EX-5.1 2 ea021341401ex5-1_serve.htm OPINION OF ORRICK, HERRINGTON & SUTCLIFFE LLP

Exhibit 5.1

 

 

September 5, 2024

 

Serve Robotics Inc.

730 Broadway

Redwood City, CA 94063

Orrick, Herrington & Sutcliffe LLP

222 Berkealey St Suite 2000

Boston, MA 02116

+1-617-880-1800

orrick.com

 

Ladies and Gentlemen:

 

We have acted as counsel to Serve Robotics Inc., a Delaware corporation (the “Company”), and you have requested our opinion in connection with the filing of a Registration Statement on Form S-3 (the “Registration Statement”) with the Securities and Exchange Commission, covering the registration of the resale of an aggregate of 3,311,110 shares of Common Stock, $0.0001 par value per share (“Common Stock”) of the Company, as follows:

 

(i)the resale of 555,555 shares (the “Pre-Funded Warrant Shares”) of Common Stock issuable upon the exercise of certain outstanding pre-funded warrants (the “Pre-Funded Warrants”);

 

(ii)the resale of 555,555 shares (the “Common Warrant Shares”) of Common Stock issuable upon the exercise of certain outstanding warrants (the “Common Warrants”);

 

(iii)the resale of 2,200,000 shares (the “Exchange Warrant Shares,” and together with the Pre-Funded Warrant Shares and the Common Warrant Shares, the “Warrant Shares”) of Common Stock issuable upon the exercise of certain outstanding warrants (the “Exchange Warrants,” and together with the Pre-Funded Warrants and the Common Warrants, the “Warrants”).

 

In connection with this opinion, we have examined and relied upon the Registration Statement, the Company’s certificate of incorporation and bylaws, each as currently in effect, and the originals, or copies identified to our satisfaction, of such corporate records of the Company, certificates of public officials, officers of the Company, and other persons, and such other documents, agreements and instruments as we have deemed relevant and necessary for the basis of our opinions hereinafter expressed.
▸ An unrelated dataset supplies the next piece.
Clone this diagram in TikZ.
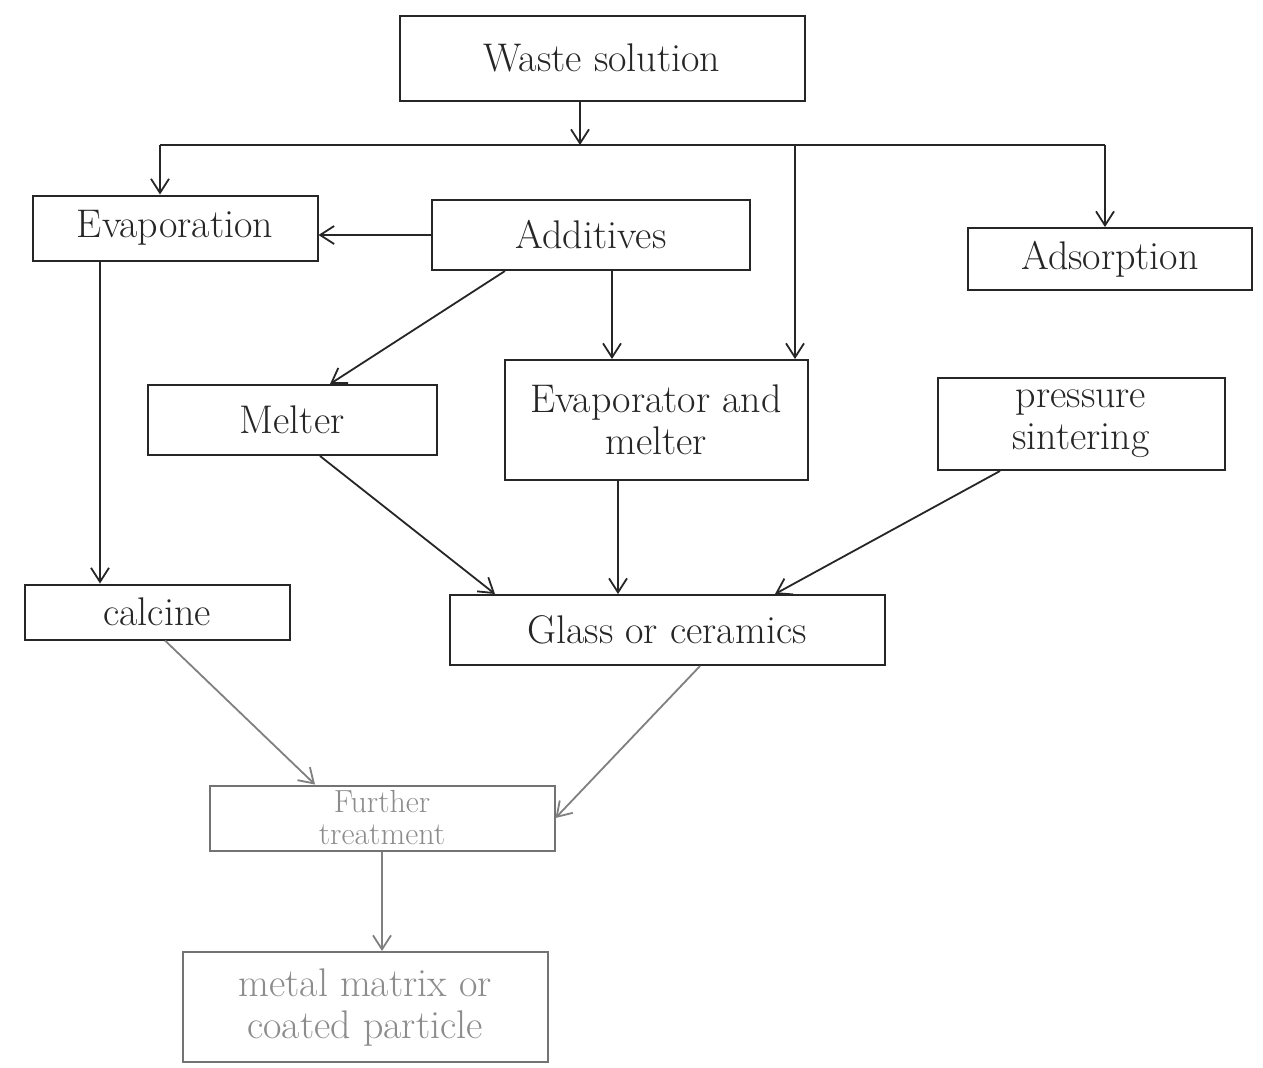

In such examination, we have assumed the following: (a) the authenticity of original documents and the genuineness of all signatures; (b) the conformity to the originals of all documents submitted to us as copies; and (c) the truth, accuracy, and completeness of the information, representations, and warranties contained in the records, documents, instruments, and certificates we have reviewed.

 

 

 

 

Serve Robotics Inc.

September 5, 2024
Page 2

 

On the basis of the foregoing, and in reliance thereon, we are of the opinion that the Warrant Shares, when issued and paid for upon exercise of the Warrants in accordance with the terms of the Warrants, will be validly issued, fully paid and nonassessable.

 

Our opinion herein is limited to the General Corporation Law of the State of Delaware.

 

Our opinion is limited to the matters stated herein and no opinion is implied or may be inferred beyond the matters expressly stated. Our opinion is based on these laws as in effect on the date hereof, and we disclaim any obligation to advise you of facts, circumstances, events or developments which hereafter may be brought to our attention and which may alter, affect or modify the opinion expressed herein.

 

We consent to the filing of this opinion as an exhibit to the Registration Statement, and we further consent to the use of our name under the caption “Legal Matters” in the Registration Statement. In giving these consents, we do not thereby admit that we are within the category of persons whose consent is required under Section 7 of the Securities Act of 1933, as amended (the “Securities Act”), or the Rules and Regulations of the Commission promulgated thereunder, nor do we thereby admit that we are “experts” within the meaning of such term as used in the Securities Act with respect to any part of the Registration Statement, including this opinion letter as an exhibit or otherwise.